First World Problems
“All travel has its advantages. If the passenger visits better countries, he may learn to improve his own. And if fortune carries him to worse, he may learn to enjoy it.” – Samuel Johnson
First world problems are the day-to-day struggle of living in the first world. Here are some of mine this week.
I had to park three blocks away.
I couldn’t find a taxi.
My air conditioner upstairs doesn’t work.
My car still isn’t ready.
I had to drive ten minutes for a blood test.
I ruined my manicure.
I forgot my ATM card so I can’t get cash.
I can’t find the remote.
We waited an hour for a table.
I can’t get out of jury duty.
They are out of greens 2.
I dropped my cellphone.
I have no food because I forgot to go to the market.

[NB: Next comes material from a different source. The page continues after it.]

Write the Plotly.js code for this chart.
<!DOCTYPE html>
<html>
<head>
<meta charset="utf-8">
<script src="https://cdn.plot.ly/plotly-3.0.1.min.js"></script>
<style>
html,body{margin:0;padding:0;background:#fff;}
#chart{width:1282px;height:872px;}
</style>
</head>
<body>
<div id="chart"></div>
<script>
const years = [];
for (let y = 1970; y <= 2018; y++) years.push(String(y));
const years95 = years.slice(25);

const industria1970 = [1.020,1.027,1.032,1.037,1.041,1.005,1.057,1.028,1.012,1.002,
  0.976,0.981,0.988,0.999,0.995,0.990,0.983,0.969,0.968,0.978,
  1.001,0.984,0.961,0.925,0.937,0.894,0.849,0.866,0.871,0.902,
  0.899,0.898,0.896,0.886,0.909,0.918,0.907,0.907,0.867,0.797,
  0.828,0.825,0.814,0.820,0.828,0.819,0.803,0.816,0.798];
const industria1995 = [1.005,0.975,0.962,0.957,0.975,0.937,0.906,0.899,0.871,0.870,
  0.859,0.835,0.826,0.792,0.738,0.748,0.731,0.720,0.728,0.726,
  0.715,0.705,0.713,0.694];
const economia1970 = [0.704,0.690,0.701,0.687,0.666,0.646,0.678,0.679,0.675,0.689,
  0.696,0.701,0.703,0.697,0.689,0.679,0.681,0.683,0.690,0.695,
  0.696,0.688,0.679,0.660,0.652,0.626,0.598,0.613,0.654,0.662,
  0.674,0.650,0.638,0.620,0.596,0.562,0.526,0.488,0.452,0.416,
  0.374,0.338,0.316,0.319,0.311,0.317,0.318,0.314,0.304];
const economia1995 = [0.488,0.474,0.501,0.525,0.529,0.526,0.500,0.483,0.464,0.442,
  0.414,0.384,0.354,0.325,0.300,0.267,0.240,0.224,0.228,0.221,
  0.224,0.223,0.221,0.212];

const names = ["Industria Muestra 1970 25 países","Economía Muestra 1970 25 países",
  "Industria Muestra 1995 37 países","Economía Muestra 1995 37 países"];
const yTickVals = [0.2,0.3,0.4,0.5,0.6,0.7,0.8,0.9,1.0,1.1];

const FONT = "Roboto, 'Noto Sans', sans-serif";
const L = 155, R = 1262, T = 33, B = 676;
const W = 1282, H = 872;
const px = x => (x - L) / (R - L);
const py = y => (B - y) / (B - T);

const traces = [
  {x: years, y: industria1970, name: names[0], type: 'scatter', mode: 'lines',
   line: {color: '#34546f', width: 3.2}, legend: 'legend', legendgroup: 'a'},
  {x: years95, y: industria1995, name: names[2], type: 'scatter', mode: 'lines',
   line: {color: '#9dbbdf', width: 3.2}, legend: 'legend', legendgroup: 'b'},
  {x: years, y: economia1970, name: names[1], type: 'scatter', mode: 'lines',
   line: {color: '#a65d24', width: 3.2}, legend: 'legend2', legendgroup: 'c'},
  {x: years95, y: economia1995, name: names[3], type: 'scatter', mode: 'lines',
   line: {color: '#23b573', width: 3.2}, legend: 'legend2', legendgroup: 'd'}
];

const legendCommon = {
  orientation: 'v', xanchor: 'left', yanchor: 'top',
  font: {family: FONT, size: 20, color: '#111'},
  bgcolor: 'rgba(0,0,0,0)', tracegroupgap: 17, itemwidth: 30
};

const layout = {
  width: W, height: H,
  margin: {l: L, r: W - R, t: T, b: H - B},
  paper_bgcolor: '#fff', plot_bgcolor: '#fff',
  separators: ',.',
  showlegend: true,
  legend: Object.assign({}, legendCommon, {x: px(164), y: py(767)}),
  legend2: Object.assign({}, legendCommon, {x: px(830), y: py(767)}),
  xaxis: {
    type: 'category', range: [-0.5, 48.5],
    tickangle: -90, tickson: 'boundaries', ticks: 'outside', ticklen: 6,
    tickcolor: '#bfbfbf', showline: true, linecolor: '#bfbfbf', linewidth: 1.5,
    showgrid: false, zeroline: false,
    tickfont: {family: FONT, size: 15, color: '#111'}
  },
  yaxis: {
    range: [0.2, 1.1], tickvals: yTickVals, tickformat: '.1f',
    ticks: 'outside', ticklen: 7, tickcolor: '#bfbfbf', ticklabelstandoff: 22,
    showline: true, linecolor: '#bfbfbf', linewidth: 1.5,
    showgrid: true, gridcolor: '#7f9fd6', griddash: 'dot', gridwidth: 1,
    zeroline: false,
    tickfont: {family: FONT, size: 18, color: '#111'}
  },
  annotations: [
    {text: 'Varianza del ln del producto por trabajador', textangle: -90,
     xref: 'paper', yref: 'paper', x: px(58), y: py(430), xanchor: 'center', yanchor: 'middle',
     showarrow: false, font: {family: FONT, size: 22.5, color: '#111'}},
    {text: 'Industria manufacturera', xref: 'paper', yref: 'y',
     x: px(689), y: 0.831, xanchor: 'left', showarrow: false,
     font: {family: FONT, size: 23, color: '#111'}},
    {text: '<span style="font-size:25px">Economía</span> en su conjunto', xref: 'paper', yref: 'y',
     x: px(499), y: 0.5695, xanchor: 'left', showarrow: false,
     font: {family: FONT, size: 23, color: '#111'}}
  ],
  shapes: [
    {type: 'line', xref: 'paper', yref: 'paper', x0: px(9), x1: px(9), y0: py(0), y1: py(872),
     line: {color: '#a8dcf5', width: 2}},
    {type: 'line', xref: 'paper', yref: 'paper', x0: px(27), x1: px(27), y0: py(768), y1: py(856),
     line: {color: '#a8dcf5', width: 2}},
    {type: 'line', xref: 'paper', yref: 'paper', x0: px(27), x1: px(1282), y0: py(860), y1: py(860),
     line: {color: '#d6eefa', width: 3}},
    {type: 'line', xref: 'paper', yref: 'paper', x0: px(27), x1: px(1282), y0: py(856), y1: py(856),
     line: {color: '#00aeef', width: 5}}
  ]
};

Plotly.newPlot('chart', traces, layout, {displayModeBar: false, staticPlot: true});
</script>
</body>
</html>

I’m not sure who I’m voting for yet. i don’t like any of the candidates.
I paid the full price for these shoes and two weeks later they were on sale.

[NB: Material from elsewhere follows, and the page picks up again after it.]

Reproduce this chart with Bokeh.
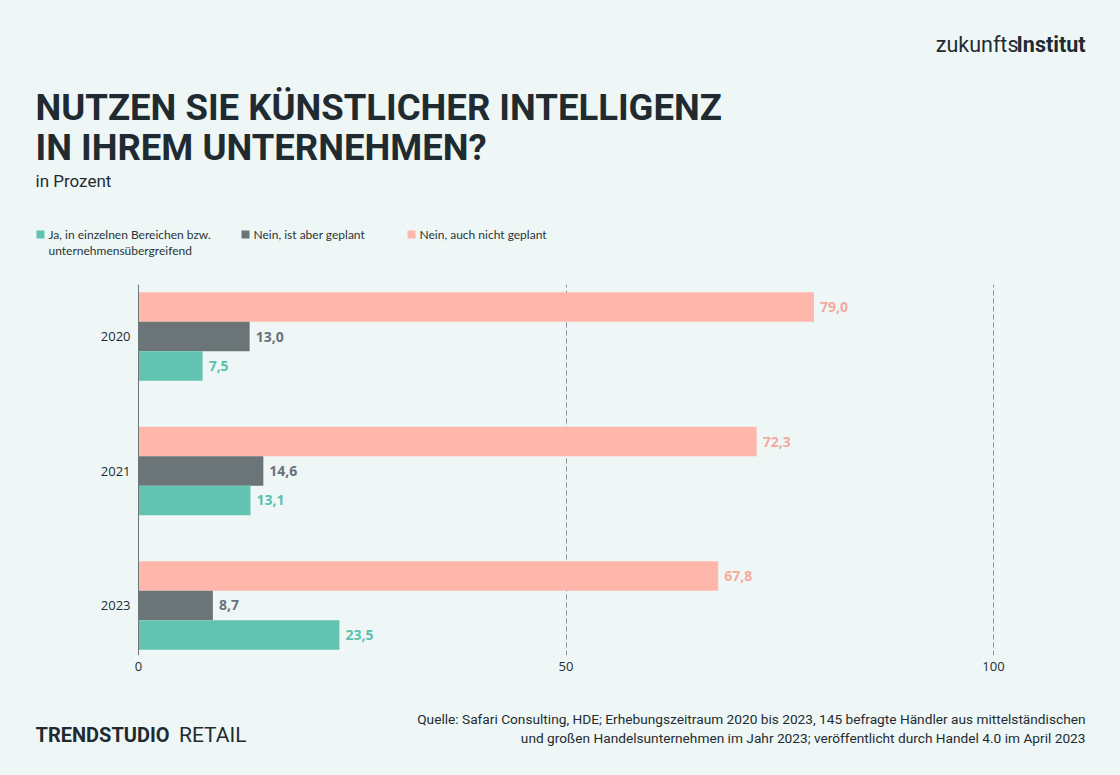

My stomach is not flat enough to wear a bikini.
I said I wanted ice in my water.
I have to wait to use the treadmill.
I don’t know how to tivo .
They made the dog wait for over an hour at the groomer.
My cellphone battery is dead.
The housekeeper quit.
I can’t connect the iPad to the internet so I have to use my computer.
I think the salad had gluten in it.
I haven’t seen a Starbucks in ten blocks and I need coffee.
My cell phone doesn’t work at my house.
While I was complaining, Tibetan monk Hua Chi was praying.
He has knelt to pray so many times that his footprints remain deeply, perfectly ingrained on his temple’s wooden floor . He sometimes prayed 3000 times a day excessive even by Buddhist standards. This photo really touches me. I found it in a magazine in Thailand and carried it around with me in Asia. It says to me to use more time for praying, gratitude, kindness, contemplation and meditation and less time for thinking about myself and my first world problems.